In keeping with the pattern shown during its last share dilution in FY21, ICICI Securities anticipates Jio Platforms Ltd. (JPL) to make its debut at premium valuations above listed peers. JPL raised financing with a valuation of $65–70 billion at that time, already commanding a premium to Bharti India at 14–14.7 times FY22 one-year forward EV/Ebitda, whereas Bharti’s average during the same period was 9.6 times.
Citing a better tariff structure, a renewed push for 5G adoption, and JPL’s anticipated listing in H1CY26, the brokerage has boosted its view for the telecom sector. It stated that the sector as a whole should gain from JPL’s IPO and comparatively higher values.
“JPL’s potential listing: We believe, this may attract premium valuation given its India-focused business, rising contribution of digital services (under-appreciated for telcos), and the new opportunities arising from its technology stacks,” stated ICICI Securities.

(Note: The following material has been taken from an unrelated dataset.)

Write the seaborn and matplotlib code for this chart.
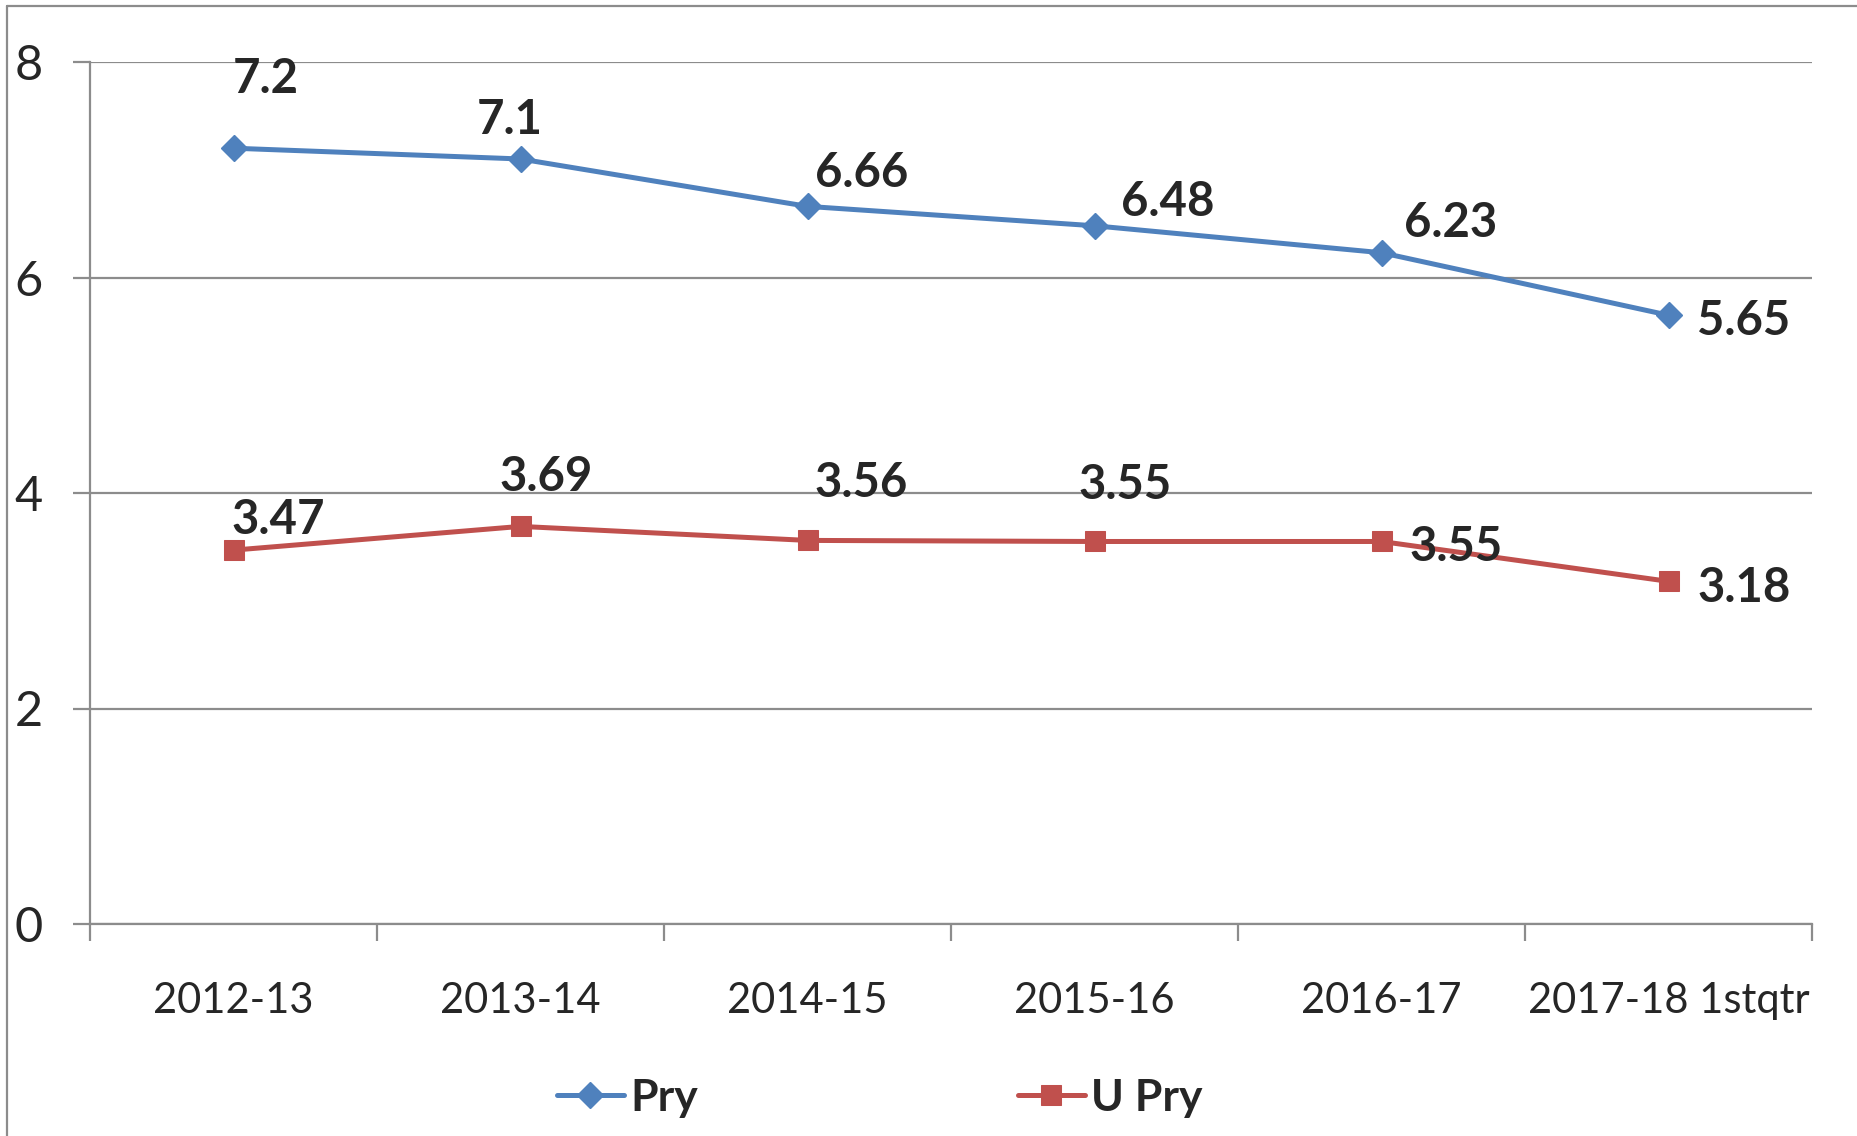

According to ICICI Securities, JPL’s strong growth prospects in the mobility and broadband sectors, its dominant position in India’s telecom and digital ecosystem, its clean balance sheet with few legacy issues or contingent liabilities, and its leverage from the larger Reliance Group’s digital platforms and content all support its higher valuation multiples.
According to the brokerage, Jio maintained its dominance in the mobility space in Q1FY26, with an adjusted gross revenue (AGR) market share of 42.8%. In August 2025, JPL had a 37.3% subscriber market share in fixed broadband and an 80.6% share in fixed wireless access (FWA) products, including ultra-broadband (UBR), demonstrating its dominance in both mobile and fixed connections.
In addition, JPL runs the biggest 4G and 5G networks in India, with the most fiber-connected backhaul towers and a significant fronthaul capacity. Deep indoor and rural coverage is guaranteed by the company’s sub-GHz spectrum in the 700MHz and 800MHz bands, and its terrestrial fiber network covers more than 1.1 million route kilometers.
By utilizing these capabilities, JPL is in a strong position to access the enterprise sector, especially MSME and SOHO clients, by providing fiber-grade connectivity made possible by 5G and FWA services based on UBR. The company’s intentions to provide bundled and reasonably priced enterprise service packs may hasten adoption and possibly upend the enterprise market in a way akin to its disruption of household broadband and mobility.
ICICI Securities anticipates robust development in cloud, IoT, private 5G, automation, CPaaS, and cybersecurity services on the digital enterprise side. The recently established AI-focused subsidiary of Reliance Industries, Reliance Intelligence, may strengthen JPL’s position as the group’s digital transformation engine. Furthermore, JPL’s in-house 5G and UBR-FWA technology stack has chances for immediate commercialization, which could greatly increase the company’s addressable market.
All things considered, ICICI Securities thinks JPL’s technological superiority, broad digital ecosystem, and market leadership support a probable valuation premium over peers when the IPO goes public.